TASK TO CARRY OUT :: Skip the pictures. Transcribe the rest of the data below without changing a word.
# start of DATA LINES
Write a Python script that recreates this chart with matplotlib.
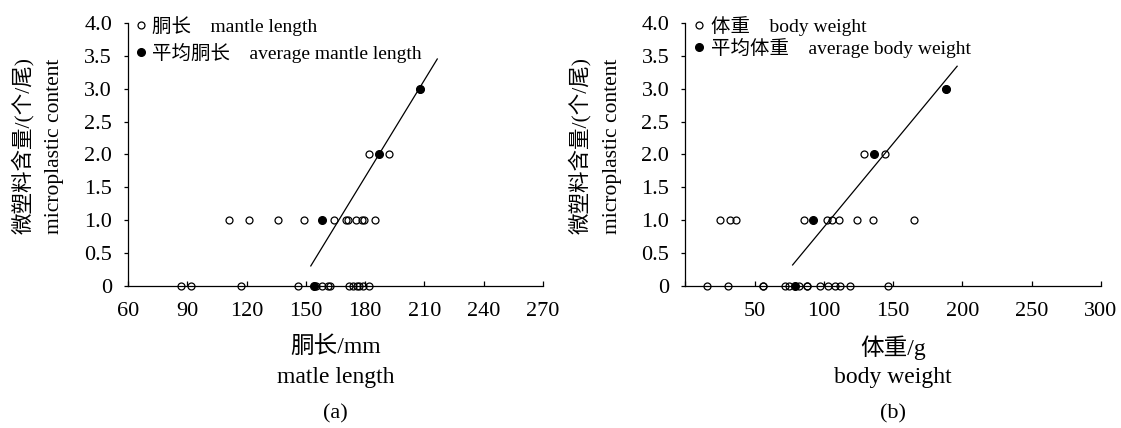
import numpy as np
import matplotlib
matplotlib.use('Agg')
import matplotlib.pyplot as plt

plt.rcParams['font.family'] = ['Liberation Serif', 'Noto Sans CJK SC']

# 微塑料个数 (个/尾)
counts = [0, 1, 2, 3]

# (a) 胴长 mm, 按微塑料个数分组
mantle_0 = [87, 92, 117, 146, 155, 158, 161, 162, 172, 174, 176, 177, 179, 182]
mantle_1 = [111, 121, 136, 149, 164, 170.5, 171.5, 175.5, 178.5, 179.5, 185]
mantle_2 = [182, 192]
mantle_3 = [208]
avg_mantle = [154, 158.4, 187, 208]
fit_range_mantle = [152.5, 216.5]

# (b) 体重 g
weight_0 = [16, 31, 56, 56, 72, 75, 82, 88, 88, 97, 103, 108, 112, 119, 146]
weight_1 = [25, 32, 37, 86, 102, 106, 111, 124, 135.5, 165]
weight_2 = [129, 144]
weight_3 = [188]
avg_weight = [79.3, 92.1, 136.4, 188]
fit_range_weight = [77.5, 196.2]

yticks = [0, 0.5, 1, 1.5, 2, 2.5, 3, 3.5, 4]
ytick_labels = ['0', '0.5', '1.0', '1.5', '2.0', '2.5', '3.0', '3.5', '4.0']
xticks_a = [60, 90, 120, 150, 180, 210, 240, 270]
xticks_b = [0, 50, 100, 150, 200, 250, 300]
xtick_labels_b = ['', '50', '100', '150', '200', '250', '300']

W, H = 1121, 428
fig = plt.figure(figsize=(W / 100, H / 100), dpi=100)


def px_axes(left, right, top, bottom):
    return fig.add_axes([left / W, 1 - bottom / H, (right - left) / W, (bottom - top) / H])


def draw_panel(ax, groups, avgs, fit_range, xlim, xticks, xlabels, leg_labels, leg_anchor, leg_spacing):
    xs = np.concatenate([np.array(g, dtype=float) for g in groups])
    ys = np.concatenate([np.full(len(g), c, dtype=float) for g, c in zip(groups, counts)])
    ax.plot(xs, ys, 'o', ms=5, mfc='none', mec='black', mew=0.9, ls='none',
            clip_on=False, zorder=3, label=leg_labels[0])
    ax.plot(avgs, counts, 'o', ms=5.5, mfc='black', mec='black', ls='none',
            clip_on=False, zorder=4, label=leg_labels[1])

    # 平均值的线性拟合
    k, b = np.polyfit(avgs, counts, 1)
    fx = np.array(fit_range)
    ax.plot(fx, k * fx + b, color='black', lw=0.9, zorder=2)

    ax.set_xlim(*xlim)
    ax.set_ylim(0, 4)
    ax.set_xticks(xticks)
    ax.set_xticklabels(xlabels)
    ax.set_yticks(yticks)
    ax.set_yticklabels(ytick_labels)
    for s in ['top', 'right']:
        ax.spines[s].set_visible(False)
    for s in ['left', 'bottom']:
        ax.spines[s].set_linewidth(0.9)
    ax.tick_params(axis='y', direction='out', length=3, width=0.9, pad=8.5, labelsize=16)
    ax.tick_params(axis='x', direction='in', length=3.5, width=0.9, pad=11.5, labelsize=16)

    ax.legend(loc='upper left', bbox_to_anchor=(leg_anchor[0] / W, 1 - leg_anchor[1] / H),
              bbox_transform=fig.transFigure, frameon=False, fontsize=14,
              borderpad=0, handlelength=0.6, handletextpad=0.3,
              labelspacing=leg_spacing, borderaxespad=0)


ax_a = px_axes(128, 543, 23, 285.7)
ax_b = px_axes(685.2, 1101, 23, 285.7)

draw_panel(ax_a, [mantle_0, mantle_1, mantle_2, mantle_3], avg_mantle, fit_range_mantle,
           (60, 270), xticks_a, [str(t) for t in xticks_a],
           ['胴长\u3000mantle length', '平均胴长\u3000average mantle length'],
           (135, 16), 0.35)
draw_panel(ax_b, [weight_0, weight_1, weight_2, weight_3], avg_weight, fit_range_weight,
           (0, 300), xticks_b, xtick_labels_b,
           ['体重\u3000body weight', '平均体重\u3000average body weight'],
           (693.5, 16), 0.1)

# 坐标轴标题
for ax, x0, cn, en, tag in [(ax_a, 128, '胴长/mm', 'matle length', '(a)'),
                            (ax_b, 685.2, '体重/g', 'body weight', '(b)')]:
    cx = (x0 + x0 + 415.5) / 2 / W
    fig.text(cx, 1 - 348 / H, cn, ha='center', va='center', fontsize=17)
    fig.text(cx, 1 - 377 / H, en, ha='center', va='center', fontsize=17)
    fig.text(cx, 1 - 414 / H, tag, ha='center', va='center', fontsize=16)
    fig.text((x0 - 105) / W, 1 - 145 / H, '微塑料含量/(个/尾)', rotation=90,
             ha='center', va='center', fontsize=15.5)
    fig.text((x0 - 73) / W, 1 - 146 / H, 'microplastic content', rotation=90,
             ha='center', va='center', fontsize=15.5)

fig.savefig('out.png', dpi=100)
# end of DATA LINES
EXPECTED ANSWER ::
Write a Python script that recreates this chart with matplotlib.
import numpy as np
import matplotlib
matplotlib.use('Agg')
import matplotlib.pyplot as plt

plt.rcParams['font.family'] = ['Liberation Serif', 'Noto Sans CJK SC']

# 微塑料个数 (个/尾)
counts = [0, 1, 2, 3]

# (a) 胴长 mm, 按微塑料个数分组
mantle_0 = [87, 92, 117, 146, 155, 158, 161, 162, 172, 174, 176, 177, 179, 182]
mantle_1 = [111, 121, 136, 149, 164, 170.5, 171.5, 175.5, 178.5, 179.5, 185]
mantle_2 = [182, 192]
mantle_3 = [208]
avg_mantle = [154, 158.4, 187, 208]
fit_range_mantle = [152.5, 216.5]

# (b) 体重 g
weight_0 = [16, 31, 56, 56, 72, 75, 82, 88, 88, 97, 103, 108, 112, 119, 146]
weight_1 = [25, 32, 37, 86, 102, 106, 111, 124, 135.5, 165]
weight_2 = [129, 144]
weight_3 = [188]
avg_weight = [79.3, 92.1, 136.4, 188]
fit_range_weight = [77.5, 196.2]

yticks = [0, 0.5, 1, 1.5, 2, 2.5, 3, 3.5, 4]
ytick_labels = ['0', '0.5', '1.0', '1.5', '2.0', '2.5', '3.0', '3.5', '4.0']
xticks_a = [60, 90, 120, 150, 180, 210, 240, 270]
xticks_b = [0, 50, 100, 150, 200, 250, 300]
xtick_labels_b = ['', '50', '100', '150', '200', '250', '300']

W, H = 1121, 428
fig = plt.figure(figsize=(W / 100, H / 100), dpi=100)


def px_axes(left, right, top, bottom):
    return fig.add_axes([left / W, 1 - bottom / H, (right - left) / W, (bottom - top) / H])


def draw_panel(ax, groups, avgs, fit_range, xlim, xticks, xlabels, leg_labels, leg_anchor, leg_spacing):
    xs = np.concatenate([np.array(g, dtype=float) for g in groups])
    ys = np.concatenate([np.full(len(g), c, dtype=float) for g, c in zip(groups, counts)])
    ax.plot(xs, ys, 'o', ms=5, mfc='none', mec='black', mew=0.9, ls='none',
            clip_on=False, zorder=3, label=leg_labels[0])
    ax.plot(avgs, counts, 'o', ms=5.5, mfc='black', mec='black', ls='none',
            clip_on=False, zorder=4, label=leg_labels[1])

    # 平均值的线性拟合
    k, b = np.polyfit(avgs, counts, 1)
    fx = np.array(fit_range)
    ax.plot(fx, k * fx + b, color='black', lw=0.9, zorder=2)

    ax.set_xlim(*xlim)
    ax.set_ylim(0, 4)
    ax.set_xticks(xticks)
    ax.set_xticklabels(xlabels)
    ax.set_yticks(yticks)
    ax.set_yticklabels(ytick_labels)
    for s in ['top', 'right']:
        ax.spines[s].set_visible(False)
    for s in ['left', 'bottom']:
        ax.spines[s].set_linewidth(0.9)
    ax.tick_params(axis='y', direction='out', length=3, width=0.9, pad=8.5, labelsize=16)
    ax.tick_params(axis='x', direction='in', length=3.5, width=0.9, pad=11.5, labelsize=16)

    ax.legend(loc='upper left', bbox_to_anchor=(leg_anchor[0] / W, 1 - leg_anchor[1] / H),
              bbox_transform=fig.transFigure, frameon=False, fontsize=14,
              borderpad=0, handlelength=0.6, handletextpad=0.3,
              labelspacing=leg_spacing, borderaxespad=0)


ax_a = px_axes(128, 543, 23, 285.7)
ax_b = px_axes(685.2, 1101, 23, 285.7)

draw_panel(ax_a, [mantle_0, mantle_1, mantle_2, mantle_3], avg_mantle, fit_range_mantle,
           (60, 270), xticks_a, [str(t) for t in xticks_a],
           ['胴长\u3000mantle length', '平均胴长\u3000average mantle length'],
           (135, 16), 0.35)
draw_panel(ax_b, [weight_0, weight_1, weight_2, weight_3], avg_weight, fit_range_weight,
           (0, 300), xticks_b, xtick_labels_b,
           ['体重\u3000body weight', '平均体重\u3000average body weight'],
           (693.5, 16), 0.1)

# 坐标轴标题
for ax, x0, cn, en, tag in [(ax_a, 128, '胴长/mm', 'matle length', '(a)'),
                            (ax_b, 685.2, '体重/g', 'body weight', '(b)')]:
    cx = (x0 + x0 + 415.5) / 2 / W
    fig.text(cx, 1 - 348 / H, cn, ha='center', va='center', fontsize=17)
    fig.text(cx, 1 - 377 / H, en, ha='center', va='center', fontsize=17)
    fig.text(cx, 1 - 414 / H, tag, ha='center', va='center', fontsize=16)
    fig.text((x0 - 105) / W, 1 - 145 / H, '微塑料含量/(个/尾)', rotation=90,
             ha='center', va='center', fontsize=15.5)
    fig.text((x0 - 73) / W, 1 - 146 / H, 'microplastic content', rotation=90,
             ha='center', va='center', fontsize=15.5)

fig.savefig('out.png', dpi=100)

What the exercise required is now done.